While it's possible to reach an amicable divorce without a lawyer, a competent attorney can be helpful for most couples. Even if you don't plan on contesting multiple issues in court, a good lawyer can advise you of your rights and responsibilities and break down the legal jargon during the process, which can help you make more informed decisions regarding your future.

Seek references from your peers for reputable attorneys with experience practicing family law. Interview multiple attorneys before making a decision. Ideally, you'll find an attorney who will act as your advocate to protect you and help you achieve your goals.

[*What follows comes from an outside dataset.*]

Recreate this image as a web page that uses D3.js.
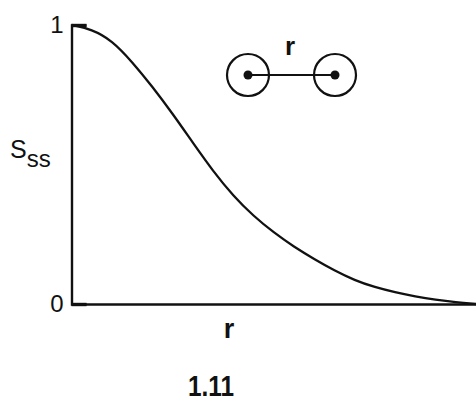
<!DOCTYPE html>
<html>
<head>
<meta charset="utf-8">
<script src="https://cdn.jsdelivr.net/npm/d3@7"></script>
<style>
  html, body { margin: 0; padding: 0; background: #fff; }
  svg { display: block; }
  text { font-family: "Liberation Sans", Arial, sans-serif; fill: #111; }
</style>
</head>
<body>
<svg id="chart" width="476" height="402"></svg>
<script>
// Site-site overlap S_ss as a function of separation r
const rValues = [0, 0.25, 0.5, 0.75, 1, 1.25, 1.5, 1.75, 2, 2.25, 2.5, 2.75,
                 3, 3.25, 3.5, 3.75, 4, 4.25, 4.5, 4.75, 5];
const sValues = [1.0, 0.985, 0.945, 0.868, 0.779, 0.682, 0.578, 0.476, 0.387, 0.315,
                 0.256, 0.205, 0.161, 0.12, 0.085, 0.06, 0.042, 0.027, 0.015, 0.006, 0.0];
const yTicks = [0, 1];
const yTickLabels = ["0", "1"];
const xLabel = "r";
const yLabel = "S";
const yLabelSub = "ss";
const caption = "1.11";
const moleculeLabel = "r";

const svg = d3.select("#chart");
const ink = "#111";

const x = d3.scaleLinear().domain([0, 5]).range([71.5, 476]);
const y = d3.scaleLinear().domain([0, 1]).range([304, 25]);

// y axis with short inward ticks
const yAxis = d3.axisLeft(y)
  .tickValues(yTicks)
  .tickFormat((d, i) => yTickLabels[i])
  .tickSize(-15)
  .tickPadding(8);
const gy = svg.append("g").attr("transform", `translate(${x(0)},0)`).call(yAxis);
gy.select(".domain").attr("stroke", ink).attr("stroke-width", 2.4);
gy.selectAll(".tick line").attr("stroke", ink).attr("stroke-width", 3.4);
gy.selectAll(".tick text")
  .attr("font-size", 24)
  .style("font-family", "'Liberation Sans', Arial, sans-serif")
  .attr("fill", ink);

// x axis: a bare baseline
const xAxis = d3.axisBottom(x).tickValues([]).tickSizeOuter(0);
const gx = svg.append("g").attr("transform", `translate(0,${y(0)})`).call(xAxis);
gx.select(".domain").attr("stroke", ink).attr("stroke-width", 2.4);

// overlap curve, smoothed through the sampled values
const line = d3.line()
  .x((d, i) => x(rValues[i]))
  .y(d => y(d))
  .curve(d3.curveBasis);
svg.append("path")
  .datum(sValues)
  .attr("d", line)
  .attr("fill", "none")
  .attr("stroke", ink)
  .attr("stroke-width", 2.3);

// axis titles
const yt = svg.append("text")
  .attr("x", 10)
  .attr("y", 158)
  .attr("font-size", 25);
yt.append("tspan").text(yLabel);
yt.append("tspan").attr("dy", 9).attr("font-size", 24).text(yLabelSub);

svg.append("text")
  .attr("x", 229)
  .attr("y", 338)
  .attr("text-anchor", "middle")
  .attr("font-size", 27)
  .attr("font-weight", "bold")
  .text(xLabel);

svg.append("text")
  .attr("x", 211)
  .attr("y", 396)
  .attr("text-anchor", "middle")
  .attr("font-size", 29)
  .attr("font-weight", "bold")
  .attr("textLength", 46)
  .attr("lengthAdjust", "spacingAndGlyphs")
  .text(caption);

// diatomic sketch: two sites joined by a bond of length r
const mol = svg.append("g");
const sites = [248, 335];
const siteY = 75;
mol.append("line")
  .attr("x1", sites[0]).attr("x2", sites[1])
  .attr("y1", siteY).attr("y2", siteY)
  .attr("stroke", ink).attr("stroke-width", 2);
mol.selectAll("circle.site")
  .data(sites)
  .join("circle")
  .attr("class", "site")
  .attr("cx", d => d).attr("cy", siteY).attr("r", 21)
  .attr("fill", "none").attr("stroke", ink).attr("stroke-width", 2.2);
mol.selectAll("circle.nucleus")
  .data(sites)
  .join("circle")
  .attr("class", "nucleus")
  .attr("cx", d => d).attr("cy", siteY).attr("r", 4.5)
  .attr("fill", ink);
mol.append("text")
  .attr("x", 290)
  .attr("y", 55)
  .attr("text-anchor", "middle")
  .attr("font-size", 26)
  .attr("font-weight", "bold")
  .text(moleculeLabel);
</script>
</body>
</html>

4. Track Your Income and Expenses

The legal process of your divorce will determine how to split your joint assets and debts and whether to award spousal or child support. To help you present your case, your attorney will want to know how much you earn and the amount you spend on bills and other household expenses.

You may already be tracking your expenses as part of your budget, but if not, review your bank statements and other documents for information to create a tracking document. Your report should include your monthly and annual income and household bills, including food, transportation, child care, entertainment, home repairs, vacations and other expenses. Don't forget to look ahead and account for potential expenses in the future, like a child's extracurricular activities and school tuition.

5. Separate Your Finances

Set up your own checking and savings accounts and get your paychecks automatically deposited there. Try to work toward an agreement with your spouse to close your joint accounts. If an agreement isn't possible, consult your attorney about the best way to proceed within your state's laws.

While you're at it, consider opening your own retirement account, especially if you're planning on receiving money from your spouse's retirement account as part of your divorce. You can transfer the funds directly to your retirement account and avoid paying taxes on the money now.

If you're staying in your home after your divorce, get the utilities, streaming services and other household bills in your name. And if you're planning on leaving the home you share with your spouse in a settlement, work with them to remove your name as a mortgage co-borrower and safeguard your credit.

6. Create a Budget

Your income and expenses are likely to change, so it makes sense to look ahead to prepare for life after divorce. Get a sense of control over your finances by creating a budget and analyzing your personal cash flow. Add your post-divorce income streams and subtract your expenses. Ideally, there's enough income to meet all your expenses, but if not, look for ways to reduce your discretionary spending.

As you budget, remember to account for expenses you used to share with your spouse. Nothing is worse than suddenly realizing you don't have the funds to pay a substantial bill when you're on your own. Review your bank and credit card statements to identify large expenses like auto loans and health insurance, and add them to your budget so you can adjust it accordingly.

7. Consult a Certified Divorce Financial Analyst

Divorce can be an all-consuming process and can feel overwhelming for many. If keeping track of your finances and planning for the future feels overwhelming, consider hiring a certified divorce financial analyst (CDFA). These professionals have credentials and experience in the financial aspects of divorce that are usually beyond the scope of a traditional financial advisor, such as:

  • Understanding the tax ramifications of your assets
  • Advising on asset distribution options
  • Estimating the future value of retirement plans and assets
  • Creating a workable budget for managing money after divorce
  • Uncovering any hidden assets your spouse may own

Protect Your Credit in a Divorce

If you share credit accounts with your spouse, you likely also share the responsibility for that debt. Safeguard your credit by working with your spouse to close or remove your name from joint accounts. Remember, you can be held responsible for your partner's actions if they add more debt or miss payments. Your creditors report activity on the account to the credit bureaus in both your names, affecting your credit score and your partner's.

Since on-time credit payments account for 35% of your FICO® Score —the credit score used by 90% of top lenders—requesting a free copy of your credit report from Experian may make sense. Check your report for errors and consider free credit monitoring to ensure your spouse's actions don't negatively affect your credit.